>> start DATA SECTION

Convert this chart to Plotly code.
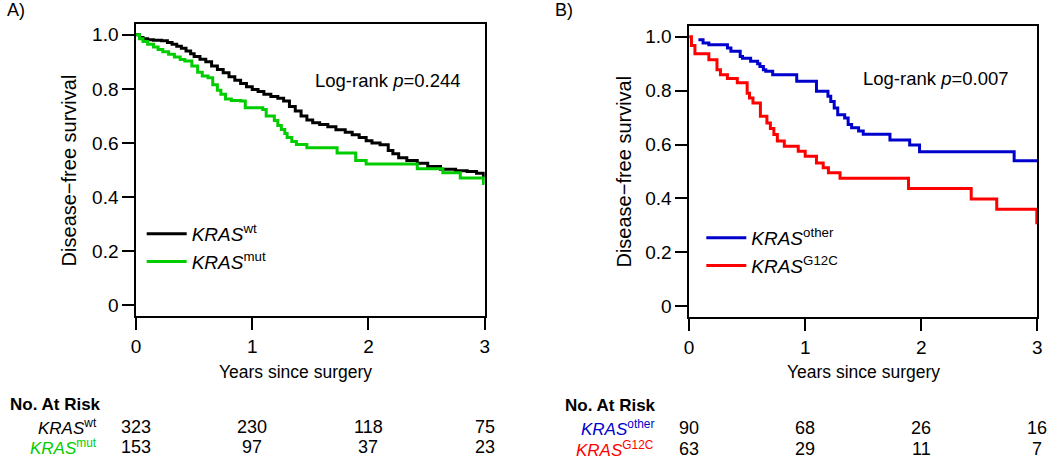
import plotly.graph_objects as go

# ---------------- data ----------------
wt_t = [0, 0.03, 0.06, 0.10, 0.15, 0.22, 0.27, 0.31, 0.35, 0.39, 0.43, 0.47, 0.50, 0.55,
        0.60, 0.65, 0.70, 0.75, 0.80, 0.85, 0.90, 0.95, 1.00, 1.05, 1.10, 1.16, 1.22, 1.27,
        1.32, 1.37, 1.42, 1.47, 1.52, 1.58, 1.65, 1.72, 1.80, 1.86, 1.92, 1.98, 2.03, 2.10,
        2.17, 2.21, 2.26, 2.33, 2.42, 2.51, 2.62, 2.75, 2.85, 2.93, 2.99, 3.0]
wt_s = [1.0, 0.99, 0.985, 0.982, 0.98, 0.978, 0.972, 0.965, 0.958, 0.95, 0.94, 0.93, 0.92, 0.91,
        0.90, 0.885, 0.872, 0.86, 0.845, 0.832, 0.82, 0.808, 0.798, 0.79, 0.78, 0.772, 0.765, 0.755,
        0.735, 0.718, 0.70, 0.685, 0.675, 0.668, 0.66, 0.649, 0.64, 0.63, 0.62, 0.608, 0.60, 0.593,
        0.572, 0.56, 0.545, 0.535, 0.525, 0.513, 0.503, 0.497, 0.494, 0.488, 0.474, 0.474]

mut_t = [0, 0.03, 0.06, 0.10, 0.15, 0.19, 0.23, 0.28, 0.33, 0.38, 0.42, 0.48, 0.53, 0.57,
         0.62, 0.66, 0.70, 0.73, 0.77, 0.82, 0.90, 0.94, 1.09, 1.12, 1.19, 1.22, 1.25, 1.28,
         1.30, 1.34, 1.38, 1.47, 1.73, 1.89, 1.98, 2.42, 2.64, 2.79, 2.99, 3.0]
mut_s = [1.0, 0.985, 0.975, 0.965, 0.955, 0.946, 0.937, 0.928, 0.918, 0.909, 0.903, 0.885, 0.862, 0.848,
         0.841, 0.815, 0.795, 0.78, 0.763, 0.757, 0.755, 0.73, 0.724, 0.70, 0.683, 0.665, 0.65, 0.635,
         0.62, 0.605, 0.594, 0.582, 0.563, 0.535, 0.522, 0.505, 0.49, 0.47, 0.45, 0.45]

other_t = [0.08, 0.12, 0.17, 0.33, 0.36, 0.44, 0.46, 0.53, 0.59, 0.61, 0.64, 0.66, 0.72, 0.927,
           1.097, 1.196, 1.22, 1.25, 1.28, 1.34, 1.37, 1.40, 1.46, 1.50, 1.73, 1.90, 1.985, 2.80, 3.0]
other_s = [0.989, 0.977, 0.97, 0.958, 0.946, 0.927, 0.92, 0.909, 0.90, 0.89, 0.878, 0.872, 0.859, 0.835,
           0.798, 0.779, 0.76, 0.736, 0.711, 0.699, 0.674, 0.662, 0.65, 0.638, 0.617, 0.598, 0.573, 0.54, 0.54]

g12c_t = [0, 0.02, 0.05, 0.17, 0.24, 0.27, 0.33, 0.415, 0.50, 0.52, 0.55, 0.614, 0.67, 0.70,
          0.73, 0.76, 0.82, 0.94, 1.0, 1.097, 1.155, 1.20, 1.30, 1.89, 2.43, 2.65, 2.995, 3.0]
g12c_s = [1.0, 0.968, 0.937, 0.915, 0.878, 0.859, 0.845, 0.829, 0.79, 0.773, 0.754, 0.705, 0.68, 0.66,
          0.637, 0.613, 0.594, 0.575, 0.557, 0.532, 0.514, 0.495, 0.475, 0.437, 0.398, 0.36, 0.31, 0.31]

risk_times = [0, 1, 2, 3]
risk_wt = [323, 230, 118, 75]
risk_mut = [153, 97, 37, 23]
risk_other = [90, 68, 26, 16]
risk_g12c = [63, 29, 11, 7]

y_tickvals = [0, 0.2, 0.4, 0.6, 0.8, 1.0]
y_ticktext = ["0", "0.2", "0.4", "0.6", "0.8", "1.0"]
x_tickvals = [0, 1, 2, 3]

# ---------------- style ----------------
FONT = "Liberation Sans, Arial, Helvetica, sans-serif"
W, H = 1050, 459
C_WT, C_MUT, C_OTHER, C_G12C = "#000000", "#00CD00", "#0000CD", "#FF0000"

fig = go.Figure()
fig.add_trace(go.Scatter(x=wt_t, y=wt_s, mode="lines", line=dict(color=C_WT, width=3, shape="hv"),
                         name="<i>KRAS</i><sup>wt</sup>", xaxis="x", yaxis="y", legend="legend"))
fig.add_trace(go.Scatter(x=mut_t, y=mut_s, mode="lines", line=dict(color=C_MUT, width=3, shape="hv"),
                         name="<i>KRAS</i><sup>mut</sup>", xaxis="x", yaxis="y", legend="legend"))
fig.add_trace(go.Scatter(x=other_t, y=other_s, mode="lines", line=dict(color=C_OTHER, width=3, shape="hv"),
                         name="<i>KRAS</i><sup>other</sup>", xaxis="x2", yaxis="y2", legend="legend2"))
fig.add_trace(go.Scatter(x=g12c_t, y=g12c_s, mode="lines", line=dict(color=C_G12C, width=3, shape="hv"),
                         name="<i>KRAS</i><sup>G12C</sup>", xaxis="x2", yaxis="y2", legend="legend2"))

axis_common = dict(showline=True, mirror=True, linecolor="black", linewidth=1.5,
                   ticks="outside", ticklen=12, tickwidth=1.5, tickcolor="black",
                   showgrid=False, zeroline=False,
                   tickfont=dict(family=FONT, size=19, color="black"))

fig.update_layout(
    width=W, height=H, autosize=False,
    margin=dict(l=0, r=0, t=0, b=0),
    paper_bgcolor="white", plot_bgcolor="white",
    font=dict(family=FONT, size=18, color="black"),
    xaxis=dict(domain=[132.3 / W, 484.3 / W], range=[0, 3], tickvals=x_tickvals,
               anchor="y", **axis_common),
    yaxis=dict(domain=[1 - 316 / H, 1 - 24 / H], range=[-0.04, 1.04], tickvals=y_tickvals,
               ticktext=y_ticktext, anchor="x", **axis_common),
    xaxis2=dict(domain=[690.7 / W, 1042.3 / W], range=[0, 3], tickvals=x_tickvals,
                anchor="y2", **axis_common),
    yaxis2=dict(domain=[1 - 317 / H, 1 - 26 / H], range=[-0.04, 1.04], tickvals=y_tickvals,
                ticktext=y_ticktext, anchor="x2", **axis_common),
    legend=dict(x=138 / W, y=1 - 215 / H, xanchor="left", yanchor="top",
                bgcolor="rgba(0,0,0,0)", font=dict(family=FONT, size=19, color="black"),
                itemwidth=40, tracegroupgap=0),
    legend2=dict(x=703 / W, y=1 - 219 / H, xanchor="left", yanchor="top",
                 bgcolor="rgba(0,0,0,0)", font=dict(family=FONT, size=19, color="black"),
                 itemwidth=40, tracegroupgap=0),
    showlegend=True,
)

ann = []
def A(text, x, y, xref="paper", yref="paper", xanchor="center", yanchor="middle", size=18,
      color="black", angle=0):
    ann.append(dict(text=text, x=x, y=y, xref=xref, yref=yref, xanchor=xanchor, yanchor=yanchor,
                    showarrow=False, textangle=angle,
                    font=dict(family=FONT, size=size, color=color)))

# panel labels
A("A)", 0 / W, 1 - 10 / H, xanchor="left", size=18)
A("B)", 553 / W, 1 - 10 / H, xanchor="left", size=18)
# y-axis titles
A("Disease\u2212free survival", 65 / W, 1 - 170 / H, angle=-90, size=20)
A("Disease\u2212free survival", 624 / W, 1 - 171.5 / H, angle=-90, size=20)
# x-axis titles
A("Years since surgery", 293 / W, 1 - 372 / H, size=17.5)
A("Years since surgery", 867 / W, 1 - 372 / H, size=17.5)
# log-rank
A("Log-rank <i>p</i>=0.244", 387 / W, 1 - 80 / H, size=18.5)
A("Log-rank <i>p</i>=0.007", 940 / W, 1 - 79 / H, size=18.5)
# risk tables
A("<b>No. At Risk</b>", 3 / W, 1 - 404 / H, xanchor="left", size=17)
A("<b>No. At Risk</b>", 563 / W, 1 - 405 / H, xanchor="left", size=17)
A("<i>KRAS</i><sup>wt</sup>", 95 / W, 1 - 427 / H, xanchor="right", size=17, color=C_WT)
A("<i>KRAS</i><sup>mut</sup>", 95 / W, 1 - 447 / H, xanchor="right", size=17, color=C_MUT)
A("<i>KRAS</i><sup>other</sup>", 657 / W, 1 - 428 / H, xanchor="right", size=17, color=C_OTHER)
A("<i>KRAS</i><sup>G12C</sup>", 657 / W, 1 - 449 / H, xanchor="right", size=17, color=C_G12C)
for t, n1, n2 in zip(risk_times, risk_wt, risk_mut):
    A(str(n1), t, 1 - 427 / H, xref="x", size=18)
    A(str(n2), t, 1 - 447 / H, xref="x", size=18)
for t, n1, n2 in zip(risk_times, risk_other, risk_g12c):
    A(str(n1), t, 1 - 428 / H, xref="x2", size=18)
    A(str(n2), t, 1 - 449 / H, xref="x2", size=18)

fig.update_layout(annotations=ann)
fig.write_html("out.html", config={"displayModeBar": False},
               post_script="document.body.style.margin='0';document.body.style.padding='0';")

>> end DATA SECTION

- [TASK DIRECTIONS] Pictures are excluded: retype only the lines from the beginning of the listing above through the line with "0.488, 0.474, 0.474]", both included.

- [RESPONSE]
Convert this chart to Plotly code.
import plotly.graph_objects as go

# ---------------- data ----------------
wt_t = [0, 0.03, 0.06, 0.10, 0.15, 0.22, 0.27, 0.31, 0.35, 0.39, 0.43, 0.47, 0.50, 0.55,
        0.60, 0.65, 0.70, 0.75, 0.80, 0.85, 0.90, 0.95, 1.00, 1.05, 1.10, 1.16, 1.22, 1.27,
        1.32, 1.37, 1.42, 1.47, 1.52, 1.58, 1.65, 1.72, 1.80, 1.86, 1.92, 1.98, 2.03, 2.10,
        2.17, 2.21, 2.26, 2.33, 2.42, 2.51, 2.62, 2.75, 2.85, 2.93, 2.99, 3.0]
wt_s = [1.0, 0.99, 0.985, 0.982, 0.98, 0.978, 0.972, 0.965, 0.958, 0.95, 0.94, 0.93, 0.92, 0.91,
        0.90, 0.885, 0.872, 0.86, 0.845, 0.832, 0.82, 0.808, 0.798, 0.79, 0.78, 0.772, 0.765, 0.755,
        0.735, 0.718, 0.70, 0.685, 0.675, 0.668, 0.66, 0.649, 0.64, 0.63, 0.62, 0.608, 0.60, 0.593,
        0.572, 0.56, 0.545, 0.535, 0.525, 0.513, 0.503, 0.497, 0.494, 0.488, 0.474, 0.474]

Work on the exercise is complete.